Wishing I was riding instead of using Tapatalk


----------



## JPs300 (Mar 23, 2011)

If you play in moderate to thick mud, you're going to want the EX gear reduction. Being all skinnies it will do ok w/o it, but will do a lot better with it.


----------



## tacoma_2002 (Jul 16, 2009)

I'll address most questions in order for you.

Aluminum wheels - 

The Rincon or Rubicon wheels are the ones ya want. They weigh something like 3 lbs each.

Gear Reduction -

His sig says 18% GR so that means he already has the EX reduction

Rear Diff and front axles - 

The rear diff will hold just fine if you keep the fluids serviced and make sure the bearings stay good and tight. The 88-93's had shorter splines on the rear axle shaft for the hubs, so more than likely you'll twist those off...weld the hubs to the axle for a quick fix or get the 94^ axle and hub assembly.

The front axles will do fine as long as your running the open front diff...when you switch to a spool or DGL is when you have to worry...just use good judgement when your on pavement/hardpack.

Recommendations:

A '88 cam has bigger lobes with more duration, so they will add a bit of kick for a low cost....IMO I'd just go ahead and get the WEB for the fact of the quicker rev and more low end torque...save your money on the rest of the junk they sell (hot boxes etc). 

These bikes run small differentials, so make sure all fluids stay clean, and bearings stay tight...if the rear diff goes....scrap it and find a 350 foreman (85-87) rear differential and swap them out...a little welding for a shock mount and swingarm mount and you've completed it.

Disc brake conversion....SATV sells one thats WELL worth every penny.

Good luck!


----------



## bump530 (Jan 5, 2009)

i recommend grease for the rear diff or having a machinist fix the sealing surface on the ring gear so the seals will last longer. 

i dont cut my 300 any slack and the main problem i have had is front axles (i have a spool locker), BUT the first one i broke was a drunk mistake and the rest where either cheap rebuilds or a cheap wore out replacement. i never broke the other stock axle. but i did replace them with gorillas.
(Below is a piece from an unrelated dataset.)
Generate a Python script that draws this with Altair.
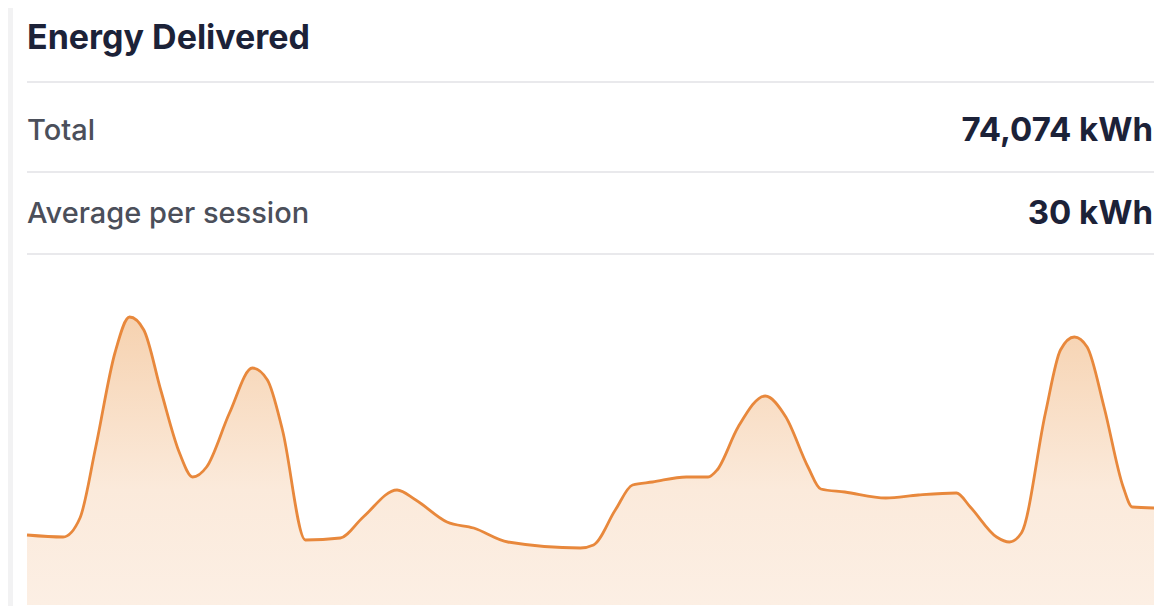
import altair as alt
import pandas as pd

# ---- data ----
title_text = "Energy Delivered"
row_labels = ["Total", "Average per session"]
row_values = ["74,074 kWh", "30 kWh"]

day = [0.0, 0.96, 1.41, 1.83, 2.34, 2.73, 3.11, 3.56, 4.06, 4.41, 4.78, 5.39, 6.0,
       6.40, 6.80, 7.41, 8.34, 8.95, 9.85, 10.35, 11.18, 11.89, 12.80, 14.73, 15.08,
       15.66, 16.12, 16.65, 17.55, 18.13, 18.37, 18.93, 19.65, 20.20, 20.79, 21.13,
       21.77, 22.86, 23.73, 24.74, 25.11, 25.81, 26.15, 26.47, 27.11, 27.51, 27.88,
       28.22, 28.67, 29.18, 29.42, 30.0]
energy = [70, 68, 87, 158, 252, 288, 275, 215, 152, 128, 138, 192, 237,
          225, 175, 65, 67, 88, 115, 105, 83, 77, 63, 57, 60,
          95, 120, 123, 128, 128, 135, 178, 209, 188, 138, 116,
          113, 107, 110, 112, 98, 68, 63, 72, 192, 255, 268,
          258, 198, 118, 98, 97]

df = pd.DataFrame({"day": day, "energy": energy})
one = pd.DataFrame({"k": [0]})

W, H = 1146, 598
FONT = "Inter"

card = alt.Chart(one).mark_rect(color="white").encode(
    x=alt.value(5), x2=alt.value(W), y=alt.value(0), y2=alt.value(H)
)

def txt(text, x, y, size, weight, color, align="left"):
    return alt.Chart(one).mark_text(
        align=align, baseline="middle", font=FONT, fontSize=size,
        fontWeight=weight, color=color
    ).encode(x=alt.value(x), y=alt.value(y), text=alt.value(text))

def sep(y):
    return alt.Chart(one).mark_rule(color="#e9e9ec", strokeWidth=2).encode(
        x=alt.value(19), x2=alt.value(W), y=alt.value(y)
    )

layers = [
    card,
    txt(title_text, 19, 31, 34, 700, "#1c2238"),
    sep(74),
    txt(row_labels[0], 19, 123, 29, 500, "#4b4f5a"),
    txt(row_values[0], 1145, 123, 33, 700, "#1c2238", "right"),
    sep(164),
    txt(row_labels[1], 19, 206, 29, 500, "#4b4f5a"),
    txt(row_values[1], 1145, 206, 33, 700, "#1c2238", "right"),
    sep(246),
]

xs = alt.X("day:Q", scale=alt.Scale(domain=[0, 30], range=[19, 1146]), axis=None)
ys = alt.Y("energy:Q", scale=alt.Scale(domain=[0, 300], range=[597, 297]), axis=None)

area = alt.Chart(df).mark_area(
    interpolate="monotone",
    color=alt.Gradient(
        gradient="linear",
        stops=[alt.GradientStop(color="#f6d2b0", offset=0),
               alt.GradientStop(color="#fbeadb", offset=0.6),
               alt.GradientStop(color="#fcefe4", offset=1)],
        x1=1, x2=1, y1=0, y2=1,
    ),
).encode(x=xs, y=ys)

line = alt.Chart(df).mark_line(
    interpolate="monotone", color="#e8883c", strokeWidth=2.8
).encode(x=xs, y=ys)

chart = alt.layer(*layers, area, line).properties(
    width=W, height=H,
    autosize=alt.AutoSizeParams(type="none"),
    padding=0,
    background="#f2f2f3",
).configure_view(stroke=None)

chart.save("out.html", embed_options={"renderer": "svg", "actions": False})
if you have a gear reduction, you will be able to turn them in just about any mud you want.


----------



## JPs300 (Mar 23, 2011)

^ fully agree with both above posts. 

If you do decide to lock the front differential(DGL or spool), you need to strengthen the diff mounts as they will twist and cause sealing problems.


----------



## gatorboi (May 22, 2011)

I too just recently switched to laws from mudlites. The difference is night and day. I used to think my 27 mudlites where pretty good in the mud but when I put 28 laws on my bike it was amazing the amount of traction in mud laws give you.


----------